三匹の侍のレビュー・感想・評価
全6件を表示
剣豪無宿
1963年から1969年にフジテレビで6シーズン放送されたTV時代劇。第3シーズンまでは生放送だったとか!
人気を受けて、第1シーズン放送終了の1964年に映画化。
今流行りの“TVドラマの映画化”の先駆とも言える。
五社英雄は本作で映画監督デビュー。元々フジテレビのドラマディレクターで、TVのディレクターが映画監督になった初めての人とも言われている。
また、今では時代劇当たり前の人を斬った際の“ザクッ!”や刀と刀がぶつかり合う際の“カキーン!”などの効果音を取り入れたのも本作と言われ、色んな面で“パイオニア”と言うべき名作。
話は第1シーズンの第一話をベースにしているそうだが、『七人の侍』をコンパクトにしたような感じでもある。
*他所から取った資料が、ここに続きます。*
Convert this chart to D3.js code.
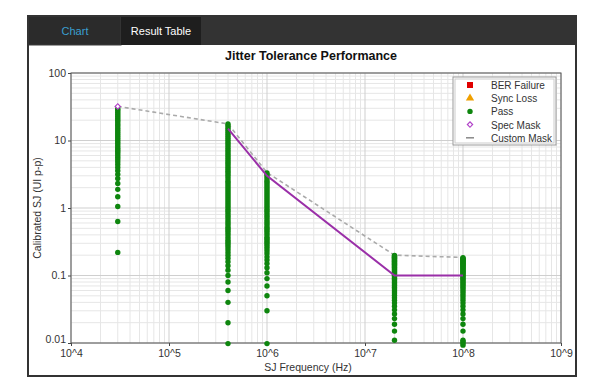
<!DOCTYPE html>
<html><head><meta charset="utf-8">
<script src="https://cdn.jsdelivr.net/npm/d3@7"></script>
<style>
html,body{margin:0;padding:0;background:#fff;}
text{font-family:"Liberation Sans",Arial,sans-serif;}
</style></head>
<body><svg id="c" width="601" height="383"></svg>
<script>
// ---- data ----
const frequencies = [3e4, 4e5, 1e6, 2e7, 1e8];
const passCol1 = [0.22,0.63,1.05,1.47,1.89,2.31,2.73,3.15,3.57,3.99,4.41,4.83,5.25,5.67,6.09,6.51,6.93,7.35,7.8,8.4,9,9.6,10.3,11,11.8,12.6,13.5,14.4,15.4,16.5,17.6,18.8,20,21.4,22.9,24.5,26.2,28,29.6];
const passCol2 = [0.0098,0.02,0.04,0.06,0.08,0.10,0.12,0.14,0.16,0.18,0.20,0.22,0.24,0.26,0.28,0.30,0.32,0.34,0.37,0.4,0.43,0.46,0.49,0.52,0.56,0.6,0.64,0.69,0.74,0.79,0.85,0.91,0.97,1.04,1.11,1.19,1.27,1.36,1.46,1.56,1.67,1.79,1.92,2.05,2.2,2.35,2.5,2.7,2.9,3.1,3.3,3.5,3.75,4,4.3,4.6,4.9,5.25,5.6,6,6.4,6.85,7.3,7.8,8.4,9,9.6,10.3,11,11.8,12.6,13.5,14.4,15.4,16.5,17.6];
const passCol3 = [0.0098,0.03,0.05,0.07,0.09,0.11,0.13,0.15,0.17,0.19,0.21,0.23,0.25,0.27,0.29,0.31,0.33,0.35,0.37,0.4,0.43,0.46,0.49,0.52,0.56,0.6,0.64,0.69,0.74,0.79,0.85,0.91,0.97,1.04,1.11,1.19,1.27,1.36,1.46,1.56,1.67,1.79,1.92,2.05,2.2,2.35,2.5,2.7,2.9,3.1,3.3];
const passCol4 = [0.011,0.015,0.019,0.023,0.027,0.031,0.035,0.039,0.043,0.047,0.051,0.055,0.059,0.063,0.067,0.071,0.075,0.079,0.083,0.087,0.091,0.095,0.099,0.103,0.107,0.111,0.115,0.119,0.123,0.127,0.131,0.135,0.139,0.143,0.147,0.151,0.155,0.159,0.163,0.167,0.171,0.175,0.179,0.183,0.187,0.191,0.195,0.199];
const passCol5 = [0.0093,0.0099,0.0105,0.011,0.015,0.019,0.023,0.027,0.031,0.035,0.039,0.043,0.047,0.051,0.055,0.059,0.063,0.067,0.071,0.075,0.079,0.083,0.087,0.091,0.095,0.099,0.103,0.107,0.111,0.115,0.119,0.123,0.127,0.131,0.135,0.139,0.143,0.147,0.151,0.155,0.159,0.163,0.167,0.171,0.175,0.179,0.183];
const passColumns = [passCol1, passCol2, passCol3, passCol4, passCol5];
const specMask = [32, 17.6, 3.35, 0.2, 0.185];
const customFreq = [4e5, 1e6, 2e7, 1e8];
const customMask = [15, 3, 0.1, 0.1];
const yTicks = [100, 10, 1, 0.1, 0.01];
const yTickLabels = ["100", "10", "1", "0.1", "0.01"];
const xTicks = [1e4, 1e5, 1e6, 1e7, 1e8, 1e9];
const xTickLabels = ["10^4", "10^5", "10^6", "10^7", "10^8", "10^9"];
const legendItems = ["BER Failure", "Sync Loss", "Pass", "Spec Mask", "Custom Mask"];
const tabs = ["Chart", "Result Table"];

// ---- drawing ----
const svg = d3.select("#c");
const L = 71, R = 561, T = 73, B = 343;
const x = d3.scaleLog().domain([1e4, 1e9]).range([L, R]);
const y = d3.scaleLog().domain([0.01, 100]).range([B, T]);

// frame and tabs
svg.append("rect").attr("x", 28).attr("y", 16).attr("width", 548).attr("height", 29).attr("fill", "#333");
svg.append("rect").attr("x", 28).attr("y", 16).attr("width", 93).attr("height", 29).attr("fill", "#2b2b2b").attr("stroke", "#3c3c3c");
svg.append("rect").attr("x", 121).attr("y", 16).attr("width", 80).attr("height", 29).attr("fill", "#1e1e1e");
svg.append("text").attr("x", 75).attr("y", 35).attr("text-anchor", "middle").attr("font-size", 11).attr("fill", "#3a9fd0").text(tabs[0]);
svg.append("text").attr("x", 161).attr("y", 35).attr("text-anchor", "middle").attr("font-size", 11).attr("fill", "#fff").text(tabs[1]);
svg.append("rect").attr("x", 28).attr("y", 16).attr("width", 548).attr("height", 360).attr("fill", "none").attr("stroke", "#333").attr("stroke-width", 2);

// title
svg.append("text").attr("x", 311).attr("y", 60).attr("text-anchor", "middle").attr("font-size", 12.5).attr("font-weight", "bold").attr("fill", "#111").text("Jitter Tolerance Performance");

// grid
const g = svg.append("g");
const minorX = [], minorY = [];
for (let e = 4; e < 9; e++) for (let m = 2; m <= 9; m++) minorX.push(m * Math.pow(10, e));
for (let e = -2; e < 2; e++) for (let m = 2; m <= 9; m++) minorY.push(m * Math.pow(10, e));
g.selectAll(".mx").data(minorX).join("line").attr("x1", d => x(d)).attr("x2", d => x(d)).attr("y1", T).attr("y2", B).attr("stroke", "#e6e6e6");
g.selectAll(".my").data(minorY).join("line").attr("y1", d => y(d)).attr("y2", d => y(d)).attr("x1", L).attr("x2", R).attr("stroke", "#e6e6e6");
g.selectAll(".Mx").data(xTicks).join("line").attr("x1", d => x(d)).attr("x2", d => x(d)).attr("y1", T).attr("y2", B).attr("stroke", "#cfcfcf");
g.selectAll(".My").data(yTicks).join("line").attr("y1", d => y(d)).attr("y2", d => y(d)).attr("x1", L).attr("x2", R).attr("stroke", "#cfcfcf");

// axes
const xAxis = d3.axisBottom(x).tickValues(xTicks).tickFormat((d, i) => xTickLabels[i]).tickSize(3).tickPadding(4);
const yAxis = d3.axisLeft(y).tickValues(yTicks).tickFormat((d, i) => yTickLabels[i]).tickSize(3).tickPadding(2);
const ax = svg.append("g").attr("transform", `translate(0,${B})`).call(xAxis);
const ay = svg.append("g").attr("transform", `translate(${L},0)`).call(yAxis);
[ax, ay].forEach(a => {
  a.select(".domain").remove();
  a.selectAll("line").attr("stroke", "#444");
  a.selectAll("text").attr("font-size", 10.5).attr("fill", "#333").attr("font-family", "'Liberation Sans',Arial,sans-serif");
});
ay.selectAll("text").filter((d) => d === 0.01).attr("dy", "-0.05em");
svg.append("rect").attr("x", L).attr("y", T).attr("width", R - L).attr("height", B - T).attr("fill", "none").attr("stroke", "#555");

svg.append("text").attr("x", 308).attr("y", 371).attr("text-anchor", "middle").attr("font-size", 10.5).attr("fill", "#333").text("SJ Frequency (Hz)");
svg.append("text").attr("transform", "translate(41,208) rotate(-90)").attr("text-anchor", "middle").attr("font-size", 10.5).attr("fill", "#333").text("Calibrated SJ (UI p-p)");

// spec mask dashed
const line = d3.line().x(d => x(d[0])).y(d => y(d[1]));
svg.append("path").attr("d", line(frequencies.map((f, i) => [f, specMask[i]]))).attr("fill", "none").attr("stroke", "#aaa").attr("stroke-width", 1.6).attr("stroke-dasharray", "4,3");

// pass points
const pts = [];
passColumns.forEach((col, i) => col.forEach(v => pts.push([frequencies[i], v])));
svg.append("g").selectAll("circle").data(pts).join("circle").attr("cx", d => x(d[0])).attr("cy", d => y(d[1])).attr("r", 2.7).attr("fill", "#0e860e");

// custom mask solid
svg.append("path").attr("d", line(customFreq.map((f, i) => [f, customMask[i]]))).attr("fill", "none").attr("stroke", "#9a2fa8").attr("stroke-width", 2);

// spec mask diamonds (open, square rotated)
const dsym = d3.symbol().type(d3.symbolSquare).size(14);
svg.append("g").selectAll("path").data([[frequencies[0], specMask[0]]]).join("path")
  .attr("d", dsym).attr("transform", d => `translate(${x(d[0])},${y(d[1])}) rotate(45)`).attr("fill", "#fff").attr("stroke", "#b040c8").attr("stroke-width", 1.2);

// legend
const lg = svg.append("g");
lg.append("rect").attr("x", 453).attr("y", 77).attr("width", 103).attr("height", 68).attr("fill", "#fff").attr("stroke", "#999");
lg.append("rect").attr("x", 455).attr("y", 79).attr("width", 99).attr("height", 64).attr("fill", "none").attr("stroke", "#ccc");
legendItems.forEach((t, i) => {
  const cy = 85 + i * 13.2;
  lg.append("text").attr("x", 491).attr("y", cy + 4).attr("font-size", 10).attr("fill", "#333").text(t);
});
const mx = 470;
lg.append("rect").attr("x", mx - 3).attr("y", 85 - 3).attr("width", 6).attr("height", 6).attr("fill", "#e00000");
lg.append("path").attr("d", d3.symbol().type(d3.symbolTriangle).size(30)).attr("transform", `translate(${mx},${85 + 13.2})`).attr("fill", "#f0a000");
lg.append("circle").attr("cx", mx).attr("cy", 85 + 26.4).attr("r", 2.7).attr("fill", "#0e860e");
lg.append("path").attr("d", dsym).attr("transform", `translate(${mx},${85 + 39.6}) rotate(45)`).attr("fill", "#fff").attr("stroke", "#b040c8").attr("stroke-width", 1.2);
lg.append("line").attr("x1", mx - 4).attr("x2", mx + 4).attr("y1", 85 + 52.8).attr("y2", 85 + 52.8).attr("stroke", "#888").attr("stroke-width", 1.5);
</script></body></html>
野武士を悪代官らに置き換え、圧政に苦しめられる百姓たち、彼らに助太刀する侍たち。
七人が三人に、200分強が100分未満で、多少小品感は否めないが、見応えは充分。
登場人物の魅力や話の面白さ。
圧政に苦しめられているとは言え、代官の娘を人質に取る百姓たちもただ単に善良には描かれていない。愚かさや弱々しさの両面を併せ持ち、泥臭く描かれている。
そんな百姓たちを当初は傍観していたものの、次第に肩入れしていく浪人・柴。百姓たちを咎めぬ代わりに、自分が身代わりとなって拷問を受ける。
弱きを助け、悪しきを挫く、正統派の時代劇ヒーロー。丹波サンは晩年の豪快な人物像のイメージ強いが、改めて見ると非常にカッコいい。『砂の器』『日本沈没』などシリアスもイケる。
代官側に二人の用心棒。
人情味溢れる桜は、百姓育ち故あっさり百姓側に付く。長門勇のユーモラスな性格がぴったり。
一方の桔梗はニヒルな性格。こちらも平幹二朗にぴったり。当初は雇われの身故代官側だったが、代官らの悪行を見る内に…。
いい奴、ニヒルな奴、人情味ある奴、“三匹”の掛け合いや活躍は痛快。
代官らの非道さ。“侍”として交わした約束をあっさり破り、命を奪う。
そんな代官らに怒りが爆発。我が刀で成敗!
一番の見せ場。時代劇十八番のシーンだが、生々しい流血や浪人(アウトロー)たちの命懸けのスリルがあり、ただスカッとするとは違う迫力がある。
殺陣やカメラワークの大胆さ、演出や展開やキャラ描写の見せ方にインパクトあり、後の名匠の片鱗はすでに。
ひょんな事から集った三匹。
TVシリーズでは活躍が続いていく。(丹波哲郎は第1シーズンで降板したらしいが)
確かに他の活躍をもっと見てみたいと思わせる面白さだった。
柴左近の潔さ
丹波哲郎扮する浪人柴左近は、百姓たちが強訴のため代官の娘が水車小屋で捕らえているところを見つけ同宿した。代官側には平幹二朗扮する桔梗鋭之介が居候していた。また番屋には長門勇扮する桜京十郎が捕らえられていた。桔梗鋭之介は桜京十郎と浪人を連れて水車小屋に向かった。
代官にいじめられていた百姓たちの辛さを全面に取り上げていたね。柴左近の百姓に成り代わって罪をかぶる潔さに感服しながらも代官の裏切りが恨めしいね。みんな意外にも真面目な設定だったね。
子豚、侍、おっさん・・・
TV時代劇『三匹が斬る』は好きだった。基本設定はこの映画のアイデアをもらっているものだったのだろう。しかし、この映画、かなり重いかも。
百姓の代わりに百叩きの刑を受ける柴は男らしく慈愛の精神に満ちてはいる。有りえないとは思いつつも、画面に釘付けになるほど面白い。しかし、せっかく民衆側から描いたストーリーも、ラストには侍たちの酔狂であったかのような展開になり、虚しささえ残ってしまうのだ・・・
三匹の浪人、悪を斬る!
Huluで鑑賞。
テレビシリーズは未見です。
五社英雄監督ならではの泥臭さ・汚らしさが全開の作風にウキウキしながら鑑賞しました。この時はまだフジテレビの社員監督だったんじゃないかと思いますが、その作家性はすでにして匂い立つようだなと思いました。
丹波哲郎、平幹二朗、長門勇…繰り出される鮮やかな殺陣が醸し出す壮絶な迫力たるや凄まじいものがありました!
五社監督が初めて導入したと云う殺陣の効果音も、パイオニアらしい洗練を感じて興奮に拍車を掛けられました。